A Not so Simple Example

Race conditions can also occur when we work with complex data structures. Let’s take a look at an example when multiple threads are updating the same instance of a LinkedList:

class ListAddRunnable implements Runnable {

    private final LinkedList<Integer> list;

    public ListAddRunnable(LinkedList<Integer> list) {
        this.list = list;
    }

    @Override
    public void run() {
        for (int i = 0; i < 10_000; i++) {
            list.add(i);
        }
    }

}

Using this Runnable, we can again start 10 threads that each is supposed to add 10_000 elements to the same list and wait for them to finish. Here is the output that I got:

Result value: 44157

What happened here? To understand it we first need to understand how LinkedList and particularly add work. Internally LinkedList is represented as a chain of nodes and every node contains two references: one to an element added to the list and another one to the next node. The add method adds a node to the end of the list – here’s a simplified version of that method:

void add(E element) {
    Node<E> newSecondLast = this.last;
    // create the new node (null says there is no next node)
    Node<E> newNode = new Node<>(element, null);
    // use it as the last node and let the old 'last' refer to it
    this.last = newNode;
    newSecondLast.next = newNode;
}

(You can read more about how LinkedList is implemented on Wikipedia.)
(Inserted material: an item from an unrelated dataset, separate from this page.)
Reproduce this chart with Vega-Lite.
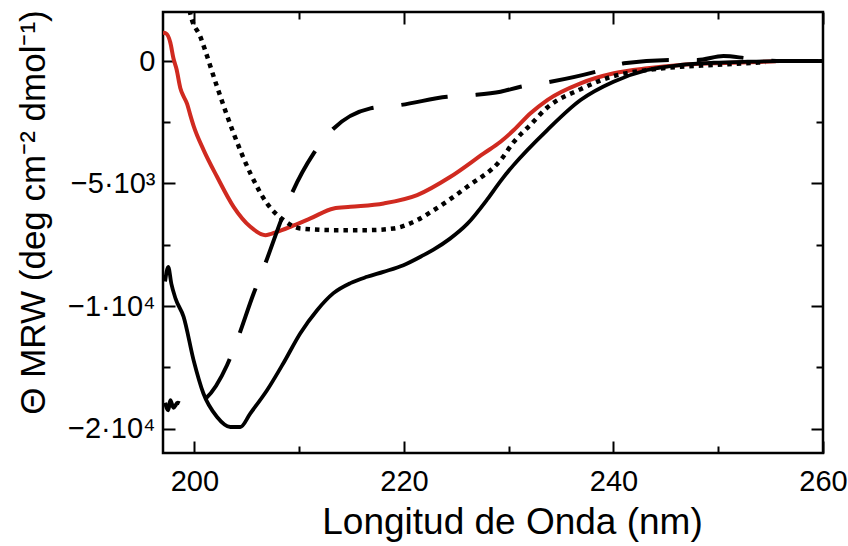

Now let’s take a look at one sequence of events that can happen if two threads are adding elements at the same time:

// First thread starts adding an element to the end of the list
T1: Node<E> newSecondLast = this.last;
T1: Node<E> newNode = new Node<>(element, null);
// Second thread adds an element to the end of the list
T2: Node<E> newSecondLast = this.last;
T2: Node<E> newNode = new Node<>(element, null);
T2: this.last = newNode;
T2: newSecondLast.next = newNode;
// First thread continues and overwrites the last element of the list
T1: this.last = newNode;
T1: newSecondLast.next = newNode1

Note that all variables are local to the two threads except this.last. It is the order in which they read from and write to that shared field that makes or breaks the program. In the case above both read the same last node and from there on there is no way to get to a correct state because either T1 overrides T2 or the other way around.

Again, the program’s behavior depends on the unpredictable interaction between threads.

Conclusions

In this post, you’ve learned that a race condition occurs when multiple threads update shared state in a way that is not guaranteed to be correct. It may be tricky to spot, especially if multithreading programming is new for you, but, as a rule of thumb, you should be especially careful every time you have an object accessible by multiple threads.

There are several ways to prevent race conditions. The most basic way to do it is to use synchronization and locks – low-level primitives to build concurrent algorithms. JDK also provides a wide range of concurrent collections and atomic values that can be used as high-level building blocks.

Another way to avoid race conditions is to avoid a mutable state in the first place. To do this, you need to use immutable objects and immutable data structures that create copies of themselves on every update instead of performing a change in-place.